By Dominic Casciani
BBC News community affairs
A committee of MPs has said failed asylum seekers are not being removed "anywhere near fast enough". BBC News explains the background.
The MPs want more failed asylum seekers deported
What does the report say?
MPs on the Public Accounts Committee say the UK's asylum policy has been undermined because the authorities are not removing applicants who have been found to have no grounds to seek refuge.
The MPs say the Home Office's immigration department cannot give a reliable figure for how many failed asylum seekers are in the UK, although estimates suggest between 150,000 and 283,000.
At current rates, says the report, it will take at least a decade to deport all those who currently have no right to stay.
What does the Home Office say?
It has come out fighting, with Immigration Minister Tony McNulty saying this is by no means the real story.
He says the figures in the report are two years out of date, and don't reflect the massive increase in removals seen in the past year.
Mr McNulty says the government is already doing, or "seriously considering", many of the MPs' recommendations.
Crucially, he argues that the removal system has hit the "tipping point", a target imposed by Prime Minister Tony Blair to ensure that monthly removals exceed the rate of new unfounded cases. Removal of failed asylum seekers hasn't happened as smoothly as it should, the minister admits, but he says the situation is rapidly improving.
Is the system in chaos?
Without a doubt there has been chaos in the asylum system, driven by an administrative crisis in how to deal with the massive rise in numbers that began in the 1990s.
Whether this was down to political mismanagement, official incompetence or factors beyond anyone's control depends to some degree on your political views.
However, numbers have now fallen back dramatically to their lowest level for a decade, while removals have stepped up a gear.
At the same time, Mr McNulty argues that for too long, ministers of all political persuasions did not offer political leadership on immigration, which has contributed to the problems.
But does the UK have an effective removal system?

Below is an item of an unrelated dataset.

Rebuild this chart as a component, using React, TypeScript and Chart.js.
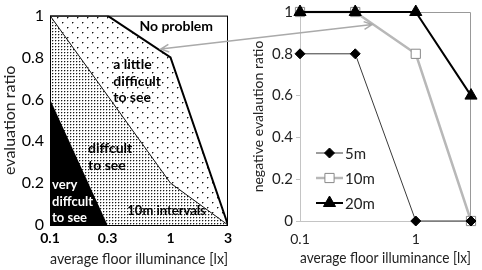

The Home Office says it does, although the MPs' report suggests that part of the problem is that failed asylum seekers' applications, support and removal are dealt with separately, rather than together.
The current removal system has two prongs: voluntary and forced. Voluntary removal depends on failed asylum seekers taking up offers to go home. Since January, the Home Office has offered up to £3,000 of cash and benefits to individuals leaving the UK.
By contrast, forced removal costs about £11,000 per person. It involves detention and, in many cases, expensive legal battles. Critically, detention does not automatically lead to removal.
Is the system changing?
Yes. Under the new system, piloted in Liverpool, a single case worker is responsible for an asylum seeker's application, from day one through to acceptance and settlement or rejection and removal.
The aim is to make the system much faster, rather than leaving people waiting around for months if not years for a final decision while the case passes from pillar to post.
The government has run a "fast-track" system at the Harmondsworth removal centre for some time. This deals with asylum applicants judged at the earliest of stages not to have a well-founded case for refugee status.
While asylum support groups have raised significant concerns about the fairness of fast-track, the new national system aims to pick up speed in a similar way by categorising applicants at an early stage.
What do asylum groups say?
The Refugee Council argues that "crackdowns" make good headlines but hopeless policy. It wants to see the Home Office shift investment from locking people up to improving decision-making. Up to a fifth of rejected applicants win on appeal, it says, something which builds delays and uncertainty into the system.
Many judges and lawyers have also felt frustration with the system, although often for very different reasons.
What kind of things have they said?
Mr Justice Hodge of the Asylum and Immigration Tribunal recently told MPs that immigration case officers needed extra training. He added he was surprised that when a judge overturned a decision, immigration officers were not sent the ruling so that they could learn from their mistakes.
Mr Justice Collins, a High Court judge who specialises in immigration law, has publicly criticised the asylum system. In a recent judgment, he said he "deplored" the Home Office's removal strategy. He suggested that where case workers delayed decisions, and then later rushed to remove, the courts became mired in unnecessary legal challenges, building in more delays such as orders preventing deportation. All of which, he said, was a waste of time and public money.